An entire set of cross-validated models is available for evluation here: https://pukpr.github.io/examples/mlr/.
This is a mix of climate indices (the 1st 20) and numbered coastal sea-level stations obtained from https://psmsl.org/
https://pukpr.github.io/examples/map_index.html
- nino34 — NINO34 (PACIFIC)
- nino4 — NINO4 (PACIFIC)
- amo — AMO (ATLANTIC)
- ao — AO (ARCTIC)
- denison — Ft Denison (PACIFIC)
- iod — IOD (INDIAN)
- iodw — IOD West (INDIAN)
- iode — IOD East (INDIAN)
- nao — NAO (ATLANTIC)
- tna — TNA Tropical N. Atlantic (ATLANTIC)
- tsa — TSA Tropical S. Atlantic (ATLANTIC)
- qbo30 — QBO 30 Equatorial (WORLD)
- darwin — Darwin SOI (PACIFIC)
- emi — EMI ENSO Modoki Index (PACIFIC)
- ic3tsfc — ic3tsfc (Reconstruction) (PACIFIC)

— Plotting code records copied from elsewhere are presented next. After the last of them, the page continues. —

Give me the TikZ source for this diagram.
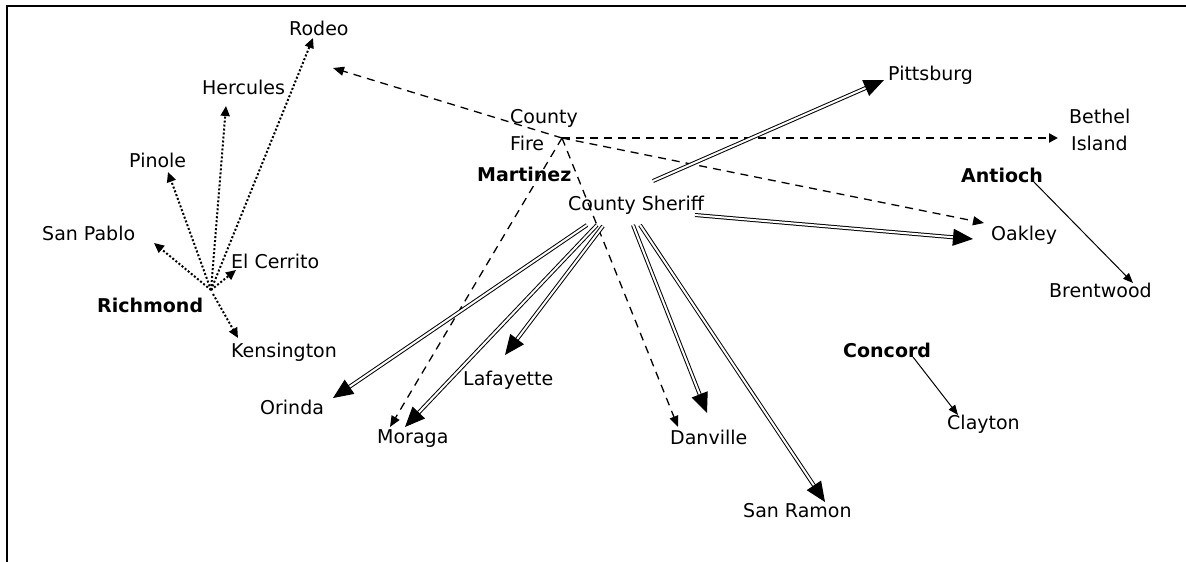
\documentclass[tikz,border=0pt]{standalone}
\usepackage{fontspec}
\setmainfont{DejaVu Sans}
\usetikzlibrary{arrows.meta,calc}
\begin{document}
\begin{tikzpicture}[x=1pt,y=-1pt,
  lbl/.style={anchor=base west,inner sep=0pt,font=\fontsize{19}{22}\selectfont},
  blbl/.style={anchor=base west,inner sep=0pt,font=\fontsize{19}{22}\selectfont\bfseries},
  dotarrow/.style={line width=2pt,dash pattern=on 2pt off 2pt,-{Triangle[length=10pt,width=9pt]}},
  dasharrow/.style={line width=1.3pt,dash pattern=on 8pt off 6pt,-{Triangle[length=11pt,width=9pt]}},
  thickdash/.style={line width=2.8pt,dash pattern=on 8pt off 6pt,-{Triangle[length=9pt,width=9pt]}},
  dblline/.style={double,line width=1pt,double distance=2pt,shorten >=16pt},
  bigtip/.style={line width=1pt,-{Triangle[length=20pt,width=17pt]}},
  thinarrow/.style={line width=1pt,-{Triangle[length=10pt,width=8pt]}},
  frameline/.style={line width=2pt,line cap=rect}]
\useasboundingbox (0,0) rectangle (1186,562);
\draw[frameline] (7,562) -- (7,6) -- (1186,6);

% labels
\node[lbl] (rodeo) at (289,35) {Rodeo};
\node[lbl] (hercules) at (202,94) {Hercules};
\node[lbl] (pinole) at (129,167) {Pinole};
\node[lbl] (sanpablo) at (42,240) {San Pablo};
\node[lbl] (elcerrito) at (231,268) {El Cerrito};
\node[blbl] (richmond) at (97,312) {Richmond};
\node[lbl] (kensington) at (231,357) {Kensington};
\node[lbl] (orinda) at (260,414) {Orinda};
\node[lbl] (moraga) at (377,443) {Moraga};
\node[lbl] (lafayette) at (463,385) {Lafayette};
\node[lbl] (county) at (510,123) {County};
\node[lbl] (fire) at (510,150) {Fire};
\node[blbl] (martinez) at (477,181) {Martinez};
\node[lbl] (sheriff) at (568,210) {County Sheriff};
\node[lbl] (pittsburg) at (888,80) {Pittsburg};
\node[lbl] (bethel) at (1069,123) {Bethel};
\node[lbl] (island) at (1071,150) {Island};
\node[blbl] (antioch) at (961,182) {Antioch};
\node[lbl] (oakley) at (991,240) {Oakley};
\node[lbl] (brentwood) at (1049,297) {Brentwood};
\node[blbl] (concord) at (843,357) {Concord};
\node[lbl] (clayton) at (947,429) {Clayton};
\node[lbl] (danville) at (670,444) {Danville};
\node[lbl] (sanramon) at (743,517) {San Ramon};

% hubs and tips
\coordinate (rh) at (211,290);
\coordinate (rh2) at (213,294);
\coordinate (fh) at (562,138);
\coordinate (tRodeoDot) at (313,38);
\coordinate (tHerc) at (226,106);
\coordinate (tPin) at (168,172);
\coordinate (tSP) at (154,243);
\coordinate (tElC) at (236,270);
\coordinate (tKen) at (238,338);
\coordinate (tRodeoDash) at (333,68);
\coordinate (tBethel) at (1058,138);
\coordinate (tOakDash) at (984,223);
\coordinate (tMorDash) at (390,427);
\coordinate (tDanDash) at (678,427);

% Richmond dotted
\draw[dotarrow] (rh) -- (tRodeoDot);
\draw[dotarrow] (rh) -- (tHerc);
\draw[dotarrow] (rh) -- (tPin);
\draw[dotarrow] (rh) -- (tSP);
\draw[dotarrow] (rh) -- (tElC);
\draw[dotarrow] (rh2) -- (tKen);

% County Fire dashed
\draw[dasharrow] (fh) -- (tRodeoDash);
\draw[thickdash] (fh) -- (tBethel);
\draw[dasharrow] (fh) -- (tOakDash);
\draw[dasharrow] (fh) -- (tMorDash);
\draw[dasharrow] (fh) -- (tDanDash);

% County Sheriff double arrows
\coordinate (sPit) at (653,181);  \coordinate (tPit) at (884,80);
\coordinate (sOak) at (695,215);  \coordinate (tOak) at (973,239);
\coordinate (sOri) at (587,225);  \coordinate (tOri) at (333,398);
\coordinate (sMor) at (597,225);  \coordinate (tMor) at (405,427);
\coordinate (sLaf) at (603,226);  \coordinate (tLaf) at (505,355);
\coordinate (sDan) at (633,225);  \coordinate (tDan) at (707,413);
\coordinate (sSR) at (640,225);   \coordinate (tSR) at (825,502);
\foreach \s/\t in {sPit/tPit,sOak/tOak,sOri/tOri,sMor/tMor,sLaf/tLaf,sDan/tDan,sSR/tSR}{
  \draw[dblline] (\s) -- (\t);
  \draw[bigtip] ($(\t)!19pt!(\s)$) -- (\t);
}

% solid thin
\coordinate (sAnt) at (1032,180); \coordinate (tBrent) at (1133,283);
\coordinate (sCon) at (913,357);  \coordinate (tClay) at (958,415);
\draw[thinarrow] (sAnt) -- (tBrent);
\draw[thinarrow] (sCon) -- (tClay);
\end{tikzpicture}
\end{document}
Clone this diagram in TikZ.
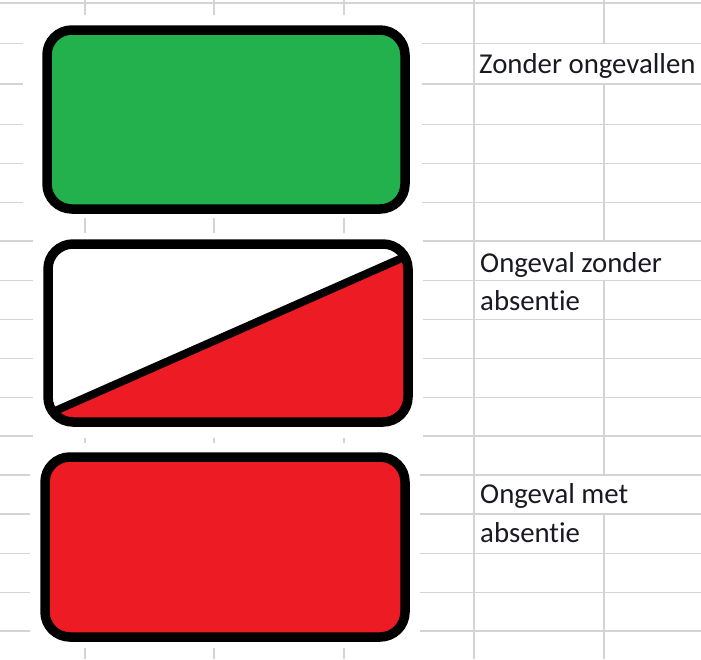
\documentclass[tikz,border=0pt]{standalone}
\usepackage{fontspec}
\setmainfont{Carlito}[Ligatures=CommonOff]
\definecolor{gridc}{RGB}{212,212,212}
\definecolor{pgreen}{RGB}{34,177,76}
\definecolor{pred}{RGB}{237,28,36}
\definecolor{txt}{RGB}{25,25,35}
\begin{document}
\begin{tikzpicture}[x=1pt,y=-1pt,
  box/.style={draw=black,line width=9.5pt,rounded corners=25pt},
  lbl/.style={anchor=base west,inner sep=0pt,font=\fontsize{28.8}{30}\selectfont,text=txt},
  gl/.style={draw=gridc,line width=1.2pt}]
\useasboundingbox (0,0) rectangle (701,659);
\fill[white] (0,0) rectangle (701,659);
% spreadsheet grid
\foreach \y in {3,43.3,84,124.3,163.3,202.3,241,280.7,319.3,358.3,397.3,436,475,514,553.3,592.3,631}
  \draw[gl] (0,\y) -- (701,\y);
\foreach \x in {85,214,344,474}
  \draw[gl] (\x,0) -- (\x,659);
\draw[gl] (604,0) -- (604,43.3) (604,84) -- (604,241) (604,280.7) -- (604,475) (604,514) -- (604,659);
% white picture areas
\fill[white] (23,15) rectangle (422,218);
\fill[white] (33,233) rectangle (423,438);
\fill[white] (30,443) rectangle (420,648);
% box 1
\draw[box,fill=pgreen] (47,30) rectangle (405,209);
% box 2
\begin{scope}
  \clip[rounded corners=25pt] (48,244) rectangle (408,422);
  \fill[white] (48,244) rectangle (408,422);
  \fill[pred] (55,411) -- (402,258) -- (420,258) -- (420,430) -- (40,430) -- cycle;
  \draw[line width=8pt] (55,411) -- (402,258);
\end{scope}
\draw[box] (48,244) rectangle (408,422);
% box 3
\draw[box,fill=pred] (45,457) rectangle (405,637);
% labels
\node[lbl] (l1) at (479,73) {Zonder ongevallen};
\node[lbl] (l2a) at (480,272) {Ongeval zonder};
\node[lbl] (l2b) at (480,310.5) {absentie};
\node[lbl] (l3a) at (480,503) {Ongeval met};
\node[lbl] (l3b) at (480,542) {absentie};
\end{tikzpicture}
\end{document}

- m6 — M6, Atlantic Nino (ATLANTIC)
- m4 — M4, N. Pacific Gyre Oscillation (PACIFIC)
- pdo — PDO (PACIFIC)
- nino3 — NINO3 (PACIFIC)
- nino12 — NINO12 (PACIFIC)
- 1 — BREST (FRANCE)
- 10 — SAN FRANCISCO (UNITED STATES)
- 11 — WARNEMUNDE 2 (GERMANY)
- 14 — HELSINKI (FINLAND)
- 41 — POTI (GEORGIA)
- 65 — SYDNEY, FORT DENISON (AUSTRALIA)
- 76 — AARHUS (DENMARK)
- 78 — STOCKHOLM (SWEDEN)
- 111 — FREMANTLE (AUSTRALIA)
- 127 — SEATTLE (UNITED STATES)
- 155 — HONOLULU (UNITED STATES)
- 161 — GALVESTON II, PIER 21, TX (UNITED STATES)
- 163 — BALBOA (PANAMA)
- 183 — PORTLAND (MAINE) (UNITED STATES)
- 196 — SYDNEY, FORT DENISON 2 (AUSTRALIA)
- 202 — NEWLYN (UNITED KINGDOM)
- 225 — KETCHIKAN (UNITED STATES)
- 229 — KEMI (FINLAND)
- 234 — CHARLESTON I (UNITED STATES)
- 245 — LOS ANGELES (UNITED STATES)
- 246 — PENSACOLA (UNITED STATES)
Crucially, this analysis does not use the SINDy algorithm, but a much more basic multiple linear regression (MLR) algorithm predecessor, which I anticipate being adapted to SINDy as the model is further refined. Part of the rationale for doing this is to maintain a deep understanding of the mathematics, as well as providing cross-checking and thus avoiding the perils of over-fitting, which is the bane of neural network models.
Also read this intro level on tidal modeling, which may form the fundamental foundation for the latent manifold: https://pukpr.github.io/examples/warne_intro.html. The coastal station at Wardemunde in Germany along the Baltic sea provided a long unbroken interval of sea-level readings which was used to calibrate the hidden latent manifold that in turn served as a starting point for all the other models. Not every model works as well as the majority — see Pensacola for a sea-level site and and IOD or TNA for climate indices, but these are equally valuable for understanding limitations (and providing a sanity check against an accidental degeneracy in the model fitting process) . The use of SINDy in the future will provide additional functionality such as regularization that will find an optimal common-mode latent layer,.